## Exercise directions
Of the records that follow, copy only the lines from the line containing "Write the React, TypeScript" to the line containing "XAxis, YAxis, LabelList", both included, exactly as written.
--- Begin Supplied data ---
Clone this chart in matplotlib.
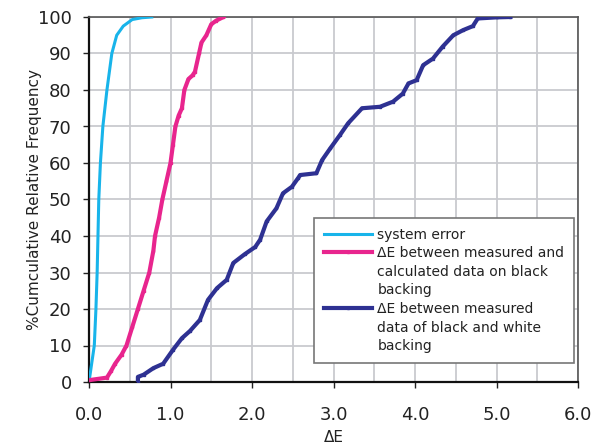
--- End Supplied data ---
--- Begin Supplied data ---
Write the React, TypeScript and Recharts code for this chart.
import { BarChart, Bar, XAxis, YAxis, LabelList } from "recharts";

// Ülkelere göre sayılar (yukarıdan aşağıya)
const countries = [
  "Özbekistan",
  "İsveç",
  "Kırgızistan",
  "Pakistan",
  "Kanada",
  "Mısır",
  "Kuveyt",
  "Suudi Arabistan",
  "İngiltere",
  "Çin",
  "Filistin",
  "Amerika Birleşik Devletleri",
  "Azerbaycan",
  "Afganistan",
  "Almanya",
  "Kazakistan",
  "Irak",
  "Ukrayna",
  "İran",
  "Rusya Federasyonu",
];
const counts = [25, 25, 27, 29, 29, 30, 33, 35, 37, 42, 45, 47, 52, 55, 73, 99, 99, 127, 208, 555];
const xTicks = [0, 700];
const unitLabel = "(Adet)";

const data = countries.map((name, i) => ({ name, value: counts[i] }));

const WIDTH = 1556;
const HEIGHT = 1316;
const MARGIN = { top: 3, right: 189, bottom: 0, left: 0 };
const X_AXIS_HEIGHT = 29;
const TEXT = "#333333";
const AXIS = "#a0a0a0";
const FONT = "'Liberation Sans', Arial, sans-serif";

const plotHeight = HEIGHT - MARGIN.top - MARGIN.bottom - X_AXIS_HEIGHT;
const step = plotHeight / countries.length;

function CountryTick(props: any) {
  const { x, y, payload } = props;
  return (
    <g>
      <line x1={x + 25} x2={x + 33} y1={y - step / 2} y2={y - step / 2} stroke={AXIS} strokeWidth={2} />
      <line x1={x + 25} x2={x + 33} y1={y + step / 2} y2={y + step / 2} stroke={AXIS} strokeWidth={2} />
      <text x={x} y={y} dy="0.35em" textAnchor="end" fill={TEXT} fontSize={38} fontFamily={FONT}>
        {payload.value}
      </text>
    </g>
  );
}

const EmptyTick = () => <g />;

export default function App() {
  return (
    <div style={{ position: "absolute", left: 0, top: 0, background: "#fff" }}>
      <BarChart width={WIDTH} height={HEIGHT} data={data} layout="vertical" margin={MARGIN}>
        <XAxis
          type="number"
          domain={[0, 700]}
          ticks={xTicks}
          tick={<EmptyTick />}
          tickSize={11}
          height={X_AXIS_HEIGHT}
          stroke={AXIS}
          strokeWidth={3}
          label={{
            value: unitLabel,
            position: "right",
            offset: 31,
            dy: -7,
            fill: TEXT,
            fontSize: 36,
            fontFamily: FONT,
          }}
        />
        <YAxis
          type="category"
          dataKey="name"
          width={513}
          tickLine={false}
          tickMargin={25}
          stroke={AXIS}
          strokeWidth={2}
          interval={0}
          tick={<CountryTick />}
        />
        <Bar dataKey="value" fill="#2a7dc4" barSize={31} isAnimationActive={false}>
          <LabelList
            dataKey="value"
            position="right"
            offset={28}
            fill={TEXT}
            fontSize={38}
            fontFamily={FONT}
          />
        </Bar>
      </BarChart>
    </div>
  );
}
--- End Supplied data ---
## Response to this exercise
Write the React, TypeScript and Recharts code for this chart.
import { BarChart, Bar, XAxis, YAxis, LabelList } from "recharts";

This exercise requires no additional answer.